As much as I find the music hauntingly beautiful, still, I regret to say that this performance by a priest from the Altar makes my skin crawl.... I understand that our culture has gone over the top in blissfully identifying with what we could all "performance mode"... in our fast changing pleasure driven culture even at the high points and meaningful moments of life everyone wants to perform.

However, a priest in chasuble in the sanctuary behind an altar stands not in his own name nor according to his own sentiments, however noble they may be and however much he may want to demonstrate caring for the engaged couple about to be or just previously joined in holy Matrimony, but that priests stands there first and foremost in the Person of Jesus Christ.

This is not a performance but a real time event that has its counterpart in eternity before the throne of God the Father... or however we can understand the eternal and glorious Presence of the Holy Trinity surrounded by myriads of angels and saints.... You've doubtless heard the expression "a Marriage made in Heaven"? Well that's what the Sacrament of Marriage, or Holy Matrimony, is - a couple joined simultaneously on Earth and in Heaven before God.

The chasuble is the garment in which the priest most solemnly represents Jesus at the Last Supper, with the Risen Lord bringing us now present to that moment and experience of his self offering at the Last Supper and and simultaneously to the moment of his self offering on the Cross on Calvary. Because Jesus is risen from the dead He is not a past historical figure but the Living One present at this very moment both on Earth and in Heaven and everywhere simultaneously in the universe and beyond it....

Jesus is both fully human, a man, and the Son of God; so that his offering of Himself at the Last Supper and on the Cross is a perfect offering of divine love, and as such, it is a self offering that is ongoing, not yet finished, until the very last human being will have lived and died and the last day has arrived and the Lord will come in final triumph of divine love over evil.

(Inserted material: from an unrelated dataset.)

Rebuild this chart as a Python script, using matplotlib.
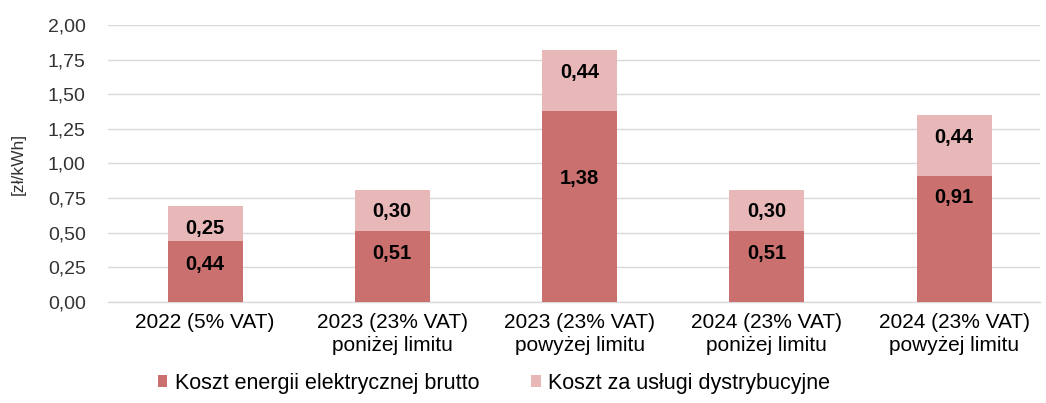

Even if the Marriage Rite were celebrated without Eucharist and so not in a chasuble for the priest but in alb and stole or alb and cope, this would still not be an appropriate time for a priest to perform. It is dignified, meaningful, and appropriate for other people to play music and sing to accompany in a meaningful way parts of the Liturgy, again with the entire focus of both lyrics and music on the Lord Jesus, the Word being spoken by God, and the High Priest who joins the engaged couple in the Sacrament of Marriage. A church sanctuary built around an Altar, which represents Christ the Rock upon whom we are lifted up to offer our lives also with Him to the Father; it may resemble a stage but it is never a stage for performance only.

If my comments offend anyone's sensibilities, I am sorry for that, but the truth must be told. Even if the entire world decided to do whatever "feels right" with the sacred Mysteries of our faith, I hope and pray the Lord will give me the strength to defend these Mysteries in accord with God's will as expressly manifested in our tradition and the Church's teachings, to my dying breath.